Exploring Coastal Heritage of Dalma Island

Important discoveries

ABU DHABI - The Historic Environment Department of the Abu Dhabi Authority for Culture and Heritage (ADACH) began October a project to explore the coastal heritage of Dalma Island in Al Gharbia (Western Region) in cooperation with a team from the Maritime Archaeology Stewardship Trust (MAST) at the University of Southampton.
The project is part of the role played by ADACH in preserving tangible and intangible heritage to increase awareness, dissemination and promotion of local culture.
The work on Dalma involved geophysical investigations to create maps of subsurface structures and archaeological features, as well as coastal surveys of the island.
The project is part of a larger project which is concerned with the UAE’s coastal heritage. It is aimed mainly at developing public awareness of its conservation and preservation, characterizing historic waterfronts and comparing a number of settlements of the Islamic era within the UAE. The project involves a significant coordination and cooperation with the Directorate of Heritage in Sharjah, said Mohammed Khalaf Al Mazrouei, Director General of ADACH.
The geophysical survey identified remains of buildings beneath local farms and others near the Al Muraykhi House which form part of the old market.
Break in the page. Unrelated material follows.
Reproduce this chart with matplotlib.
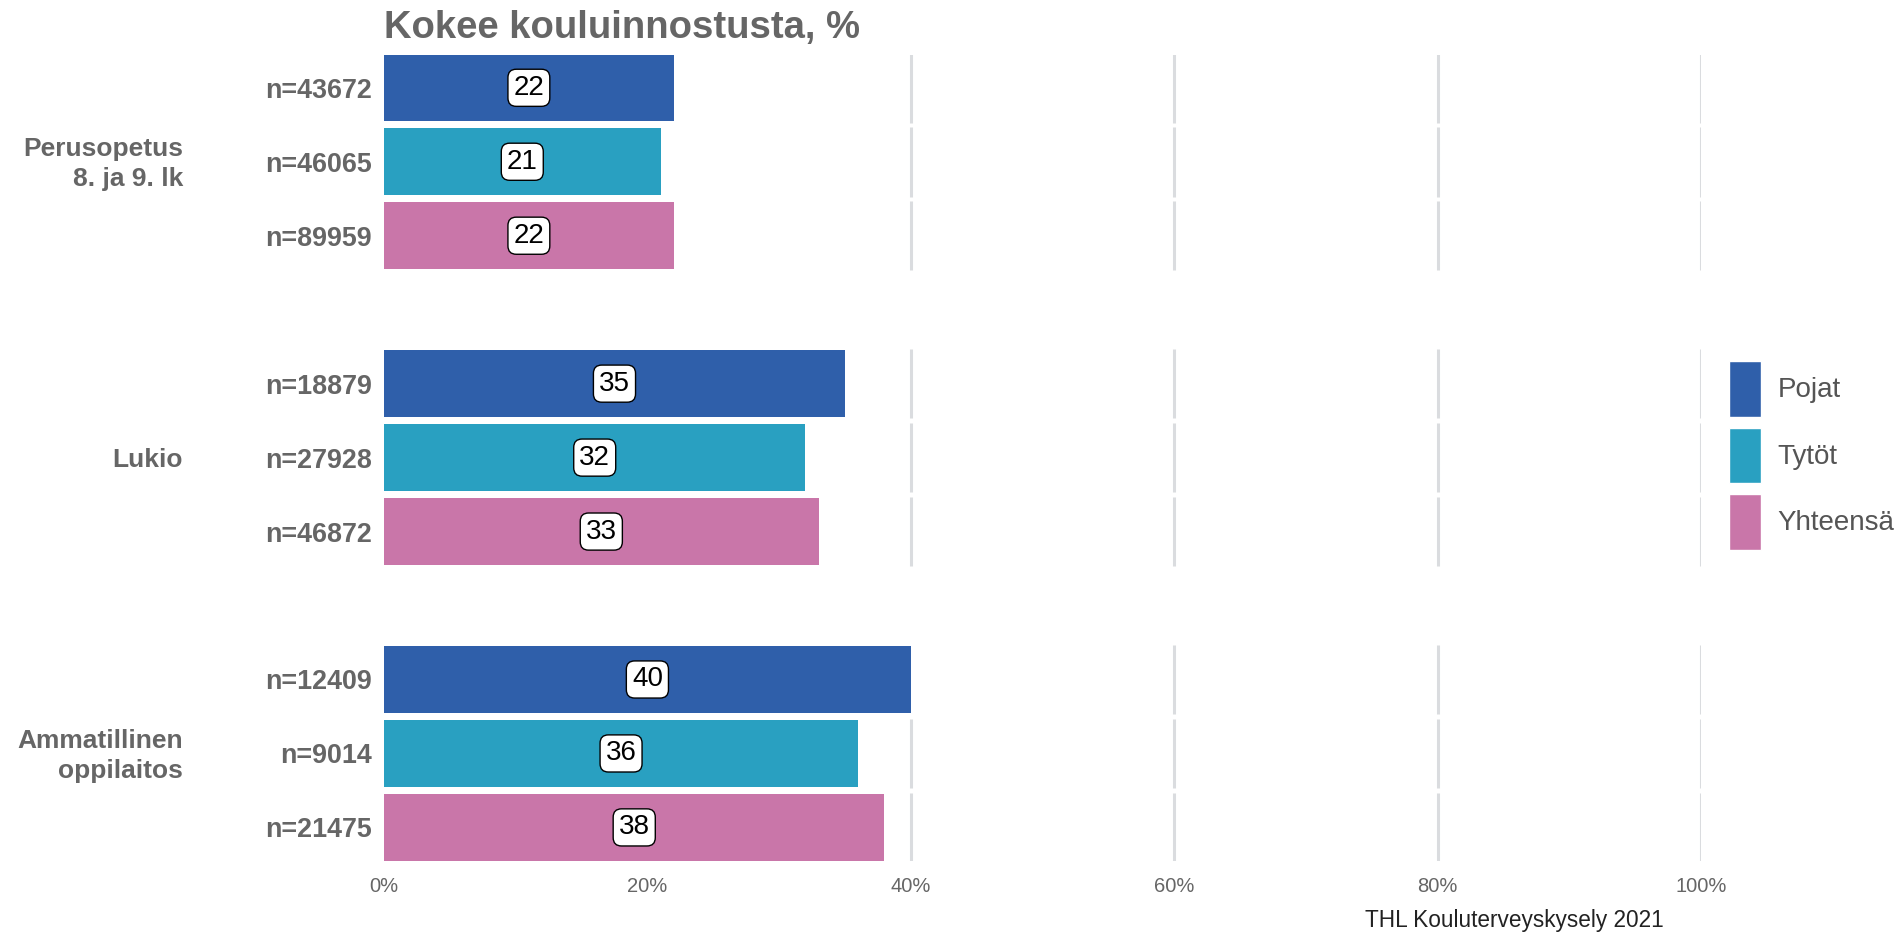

Evidence of large buildings in the area of the cemetery to the northwest of the historic settlement of Dalma may relate to pottery from the Middle Islamic era (1000-1250 AD) and the Late Islamic I era (1500-1800 AD) which was noted here during previous surveys.
At the Ubaid site on the island, which radiocarbon dates have shown was occupied from 5500-4500 BC and which originally lay at the southern end of the island before its modern extension, the geophysical surveys revealed the presence of pits and postholes representing an extension of the important Neolithic site discovered there previously. During the survey a flint arrowhead was also found, probably the best example yet recovered from the Ubaid site
Mohammed Amer Al Neyadi, Director of the Historic Environment Department of ADACH, added that the information gathered during the survey was intended to provide a wider historical and archaeological picture of Dalma island. Interviews conducted with residents of the island like Mr Jumaa al Qubaisi added to this picture by providing more details of the old town and its buildings before their demolition in the 1960s.
The coastal surveys also documented historic fish traps, known locally as al-hadra or al-miskar, along the west coast of the island. These traps were probably contemporary with the historic buildings of the town and were intended to harvest fish trapped by the receding tide. In recent years they have been gradually buried by movements of sand caused by changes to the coastline of the island. The recent survey has enabled the location of these significant indicators of the past cultural and economic activities of the island to be recorded, an important step towards their future safeguarding and protection.